As an aside, we note that investors in U.S. Treasury Bills (maturities of less than 1 year) are currently receiving negative real returns. Nominal rates ranged from 0.01 to 0.27 percent on 1-month to 1-year T-bills between 8 May and 8 June. Regardless of the inflation measure (implicit GDP deflator, CPI or PPI) all of these yields are negative in real terms. We believe this situation is due to the current uncertainty in global markets. Investors are willing to accept negative real returns rather than risk even larger losses in more volatile markets. Some of that sentiment seems to be changing, however, as China recently grabbed headlines when it was announced it had reduced its T-bill holdings by 97 percent from the peak in May 2009.

3) Involuntary Funding. In this step, the government imposes reserve or "quality" requirements on financial institutions that make holding substantial amounts of government debt mandatory -- or at least establishes overwhelming incentives for financial institutions to do so. Such requirements might be billed as mandating "financial safety" instead of the more accurate description of mandating the making of investments at below market interest rates to help overextended governments recover from financial difficulties.

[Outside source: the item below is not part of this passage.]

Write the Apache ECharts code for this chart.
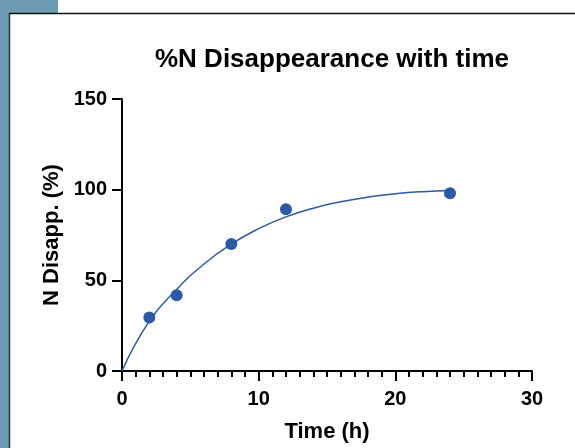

4) Capital Controls. In addition to ongoing inflation that eats away the value of everyone's savings as well as the value of the government's debts, there is another necessary ingredient to FR: in Reinhart and Sbrancia's words, the "creation and maintenance of a captive domestic audience" -- i.e., mandatory participation.

In this step, the government employs techniques to prevent savers (or at least their money) from fleeing the country while systematically and deliberately destroying the purchasing power of their savings. These techniques might include explicit capital and exchange controls or other, subtler methods like tax and regulatory incentives for institutions and individuals to keep their investments "domestic."

Lest one be tempted to think financial repression is nothing but a far-out conspiracy theory, Mohamed El-Erian believes it is a distinct possibility. "It is a world where several governments in advanced economies, and the United States in particular, opt for financial repression and mild inflation as the major way to accommodate their deteriorating debt dynamics," El-Erian wrote in a report published on the firm's website. Such a situation may occur now because almost four years since the start of the financial crisis, "the world has seen little meaningful reduction in the size of the excess liabilities accumulated" beforehand, El-Erian said. "Rather than be addressed in a convincing manner, most of the excess liabilities have simply been shifted around the system, and importantly to public balance sheets and taxpayers."

Our perception of financial repression is that its tactics are likely to be employed gradually and over the long term. Of more immediate concern is how the markets will respond when the Fed ends its quantitative easing program at the end of June. Are the private sector and/or foreign governments going to be in a position to pick up where the Fed leaves off in terms of buying Treasuries (assuming Congress lifts the debt ceiling so more debt can be created)? We doubt it, in light of the realization that the Fed has been buying between 75 and 85 percent of the Treasuries offered since the end of 2010. The implications of such a scenario are that, with the largest buyer of Treasury debt sitting on the sidelines and no other parties able (or at least willing) to plug the gap left by the Fed's departure, interest rates might finally turn higher as bond prices fall from lack of demand.